# Bear Element or Parker Wildfire?



## mavrik46 (Jan 12, 2009)

Well, I went with the Parker mainly because it was the only lefthanded bow that any of the shops around here had at the time. Mine came ready to shoot with the QAD rest. I've been very pleased with it. I did add a String Tamer to mine and it is super quiet with no hand shock or vibration.


----------



## Dewberry (Jan 25, 2009)

have you thought af a mission X3
thats what i am considering getting over a parker wildfire


----------



## beararcher21 (Dec 19, 2008)

*Go with the bear!*

the Element is a great bow! fast for a decent priced bow, got mine for 199 at dicks also. love it! shoots and draws smooth, i can drive tacks with it, and just an all around great bow! heres mine (pic). i have on the bow NAP 2100 drop away, sims alphashocks, trophyridge flatliner, and sims espress stabilizer. i shoot 64# at 29'' and shoot 260fps with a bottom line easton excel carbon arrow with 85gr tips. awesome bow, and you cant beat a bear, buy the element and you wont be sorry! hope this helped! nate


----------



## beararcher21 (Dec 19, 2008)

*forgot to add*

i forgot to add that the element has very little shock, and with sims alphashocks and string leeches, its very, very quiet. the deer never hear what hit them! hope this helped! nate


----------



## sweetpeajessw (Feb 5, 2009)

I got the Parker Wildfire XP package from Gander Mountain as my first bow last year. Absolutely loved it, it was a great first bow. I just recently sold it and bought 2 Hoyts, and was actually sad to see it go. I would've kept it if I hadn't used the money towards purchasing one of the Hoyts.

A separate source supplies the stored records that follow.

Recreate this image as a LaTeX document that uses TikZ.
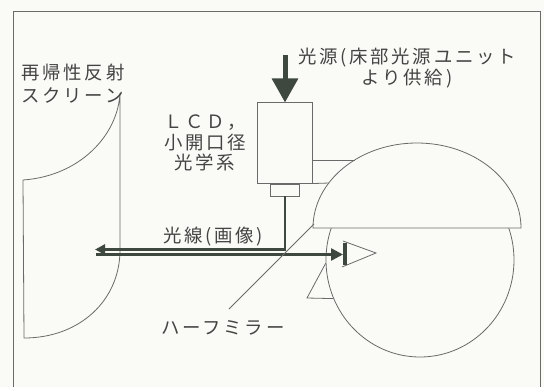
\documentclass[tikz,border=0pt]{standalone}
\usepackage{fontspec}
\newfontfamily\jpfont{Noto Sans CJK JP}[LetterSpace=15]
\usetikzlibrary{arrows.meta,positioning,shapes.geometric}
\definecolor{inkgray}{HTML}{444444}
\definecolor{linegray}{HTML}{6A6A6A}
\definecolor{beamgray}{HTML}{3E483F}
\definecolor{paper}{HTML}{FAFAF6}

\begin{document}
\begin{tikzpicture}[x=0.75pt,y=0.75pt,yscale=-1,xscale=1,
        outline/.style={draw=linegray,line width=0.6pt},
        beam/.style={draw=beamgray,line width=1.9pt},
        jptext/.style={text=inkgray,inner sep=0pt,align=center,font=\jpfont\fontsize{13.8pt}{15.5pt}\selectfont}]
        \fill[paper] (0,0) rectangle (544,387);
        \useasboundingbox (0,0) rectangle (544,387);
        \draw[outline] (13,387) -- (13,11) -- (540,11) -- (540,387);

        \draw[outline] (120,93) -- (120,250) .. controls (120,300) and (80,338) .. (24,338) -- (23,180) .. controls (80,176) and (118,135) .. (120,93) -- cycle;

        \node[outline, ellipse, inner sep=0pt, minimum width=141pt, minimum height=145.5pt] (head) at (420,260) {};
        \draw[outline] (head.182) -- (307,298) -- (head.204);
        \draw[outline, fill=paper] (313,228) arc[start angle=180, end angle=360, x radius=104, y radius=85] -- cycle;

        \node[outline, minimum width=41.25pt, minimum height=60.2pt, inner sep=0pt] (lcd) at (285,143) {};
        \node[outline, minimum width=22pt, minimum height=9pt, inner sep=0pt, below=0pt of lcd] (lens) {};
        \coordinate (arm1) at (355,160);
        \coordinate (arm2) at (329,183);
        \draw[outline] (arm1 -| lcd.east) -- (arm1);
        \draw[outline] (lcd.south east) -- (arm2);

        \coordinate (src) at (285,55);
        \draw[beamgray, line width=3.75pt, -{Triangle[length=18pt,width=19pt]}] (src) -- (lcd.north);

        \coordinate (turn) at (285,249.5);
        \coordinate (onscreen) at (95,249.5);
        \coordinate (fromscreen) at (96,254.5);
        \coordinate (pupil) at (343,254.5);
        \draw[beam, -{Triangle[length=7.5pt,width=7.5pt]}] (lens.south) -- (turn) -- (onscreen);
        \draw[beam, -{Triangle[length=9pt,width=9pt]}] (fromscreen) -- (pupil);

        \draw[outline] (343,241) -- (376,253) -- (342,267);
        \draw[beamgray, line width=3pt] (345,243) -- (345,265);

        \draw[outline] (314,224) -- (229,309);

        \node[jptext, align=left, font=\jpfont\fontsize{13.8pt}{17pt}\selectfont] (screenlbl) at (73,83.5) {再帰性反射\\スクリーン};
        \node[jptext] (lcdlbl) at (205,143) {ＬＣＤ，\\小開口径\\光学系};
        \node[jptext] (srclbl) at (407,68) {光源(床部光源ユニット\\より供給)};
        \node[jptext] (beamlbl) at (213,237) {光線(画像)};
        \node[jptext] (mirrorlbl) at (223,328) {ハーフミラー};
    \end{tikzpicture}
\end{document}
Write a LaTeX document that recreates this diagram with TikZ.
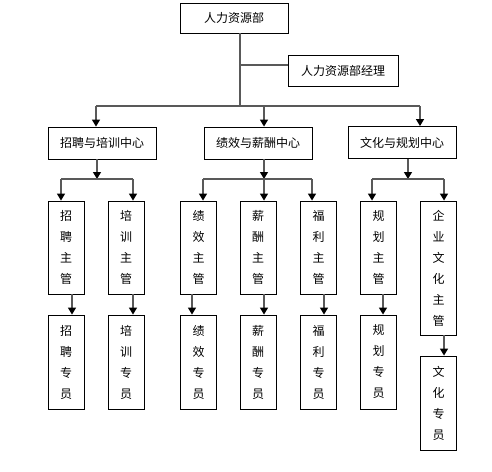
\documentclass[tikz,border=0pt]{standalone}
\usepackage{fontspec}
\setmainfont{Noto Sans CJK SC}
\usetikzlibrary{arrows.meta}
\tikzset{
  box/.style={draw=black, line width=0.9pt, fill=white, inner sep=0pt, font=\fontsize{12}{21}\selectfont, align=center},
  hbox/.style={box, minimum width=108pt, minimum height=32pt},
  vbox/.style={box, minimum width=36pt, minimum height=93pt},
  conn/.style={draw=black!65, line width=1.3pt},
  arr/.style={conn, -{Triangle[width=8pt,length=7pt,fill=black,color=black]}}
}
\begin{document}
\begin{tikzpicture}[x=1pt,y=-1pt]
\useasboundingbox (0,0) rectangle (492,471);
% top
\node[box, minimum width=108pt, minimum height=30pt] (top) at (234,18) {人力资源部};
\node[box, minimum width=110pt, minimum height=31pt] (mgr) at (343,70.5) {人力资源部经理};
% centers
\node[hbox] (c1) at (102,143) {招聘与培训中心};
\node[hbox] (c2) at (258,143) {绩效与薪酬中心};
\node[hbox] (c3) at (402,142.5) {文化与规划中心};
% heads
\node[vbox] (s1) at (66,247.5) {招\\聘\\主\\管};
\node[vbox] (s2) at (126,247.5) {培\\训\\主\\管};
\node[vbox] (s3) at (198.5,247.5) {绩\\效\\主\\管};
\node[vbox] (s4) at (258,247.5) {薪\\酬\\主\\管};
\node[vbox] (s5) at (318.5,247.5) {福\\利\\主\\管};
\node[vbox] (s6) at (378.5,247.5) {规\\划\\主\\管};
\node[vbox, minimum height=134pt] (s7) at (438.5,268) {企\\业\\文\\化\\主\\管};
% staff
\node[vbox, minimum height=94pt] (p1) at (66,362) {招\\聘\\专\\员};
\node[vbox, minimum height=94pt] (p2) at (126,362) {培\\训\\专\\员};
\node[vbox, minimum height=94pt] (p3) at (198.5,362) {绩\\效\\专\\员};
\node[vbox, minimum height=94pt] (p4) at (258,362) {薪\\酬\\专\\员};
\node[vbox, minimum height=94pt] (p5) at (318.5,362) {福\\利\\专\\员};
\node[vbox, minimum height=94pt] (p6) at (378.5,362) {规\\划\\专\\员};
\node[vbox, minimum height=94pt] (p7) at (438.5,403) {文\\化\\专\\员};
% level 1 connectors
\coordinate (t0) at ([xshift=6pt]top.south);
\coordinate (j1) at (240,106);
\coordinate (jm) at (240,65);
\coordinate (jl) at (96,106);
\coordinate (jr) at (420,106);
\draw[conn] (t0) -- (j1);
\draw[conn] (jm) -- (jm -| mgr.west);
\draw[conn] (jl) -- (jr);
\draw[arr] (jl) -- (jl |- c1.north);
\draw[arr] (j1 -| c2.north) ++(6,0) -- ([xshift=6pt]c2.north);
\draw[arr] (jr) -- (jr |- c3.north);
% level 2: c1
\coordinate (a1) at (97,179);
\draw[arr] (a1 |- c1.south) -- (a1);
\draw[conn] ([xshift=-5pt]s1.north |- a1) -- ([xshift=7pt]s2.north |- a1);
\draw[arr] ([xshift=-5pt]s1.north |- a1) -- ([xshift=-5pt]s1.north);
\draw[arr] ([xshift=7pt]s2.north |- a1) -- ([xshift=7pt]s2.north);
% level 2: c2
\coordinate (a2) at (264,179);
\draw[arr] (a2 |- c2.south) -- (a2);
\draw[conn] ([xshift=4.5pt]s3.north |- a2) -- ([xshift=-6.5pt]s5.north |- a2);
\draw[arr] ([xshift=4.5pt]s3.north |- a2) -- ([xshift=4.5pt]s3.north);
\draw[arr] ([xshift=6pt]s4.north |- a2) -- ([xshift=6pt]s4.north);
\draw[arr] ([xshift=-6.5pt]s5.north |- a2) -- ([xshift=-6.5pt]s5.north);
% level 2: c3
\coordinate (a3) at (408,179);
\draw[arr] (a3 |- c3.south) -- (a3);
\draw[conn] ([xshift=-6.5pt]s6.north |- a3) -- ([xshift=5.5pt]s7.north |- a3);
\draw[arr] ([xshift=-6.5pt]s6.north |- a3) -- ([xshift=-6.5pt]s6.north);
\draw[arr] ([xshift=5.5pt]s7.north |- a3) -- ([xshift=5.5pt]s7.north);
% level 3
\draw[arr] ([xshift=6pt]s1.south) -- ([xshift=6pt]p1.north);
\draw[arr] ([xshift=7pt]s2.south) -- ([xshift=7pt]p2.north);
\draw[arr] ([xshift=-6.5pt]s3.south) -- ([xshift=-6.5pt]p3.north);
\draw[arr] ([xshift=6pt]s4.south) -- ([xshift=6pt]p4.north);
\draw[arr] ([xshift=5.5pt]s5.south) -- ([xshift=5.5pt]p5.north);
\draw[arr] ([xshift=4.5pt]s6.south) -- ([xshift=4.5pt]p6.north);
\draw[arr] ([xshift=5.5pt]s7.south) -- ([xshift=5.5pt]p7.north);
\end{tikzpicture}
\end{document}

Out of the bows I shot when picking my first one, I picked the Parker because of how it felt and the package I got for the money. I spent $512 for it last year, included a few others toys with it.


----------



## FIREDOG421 (Feb 21, 2009)

Thanks for the input, I think I'm going to go with the Parker. It comes totally outfitted and rough zeroed to 20 yards from the factory, and fine tuned from Bass Pro Shops. (Also, if I get one of their credit cards, it will drop the price another $40.) I planned on paying cash for it anyway, so I'll just pay it in 30 days and get the discount. After reading a lot of posts I get the impression that Parker has a more consistent and stronger customer service. Its also a current Parker product whereas the Element has been discontinued. 

Thanks for the help,
FIREDOG


----------



## GuinnessGood (May 15, 2007)

Good choice and have fun....welcome to the addiction.


----------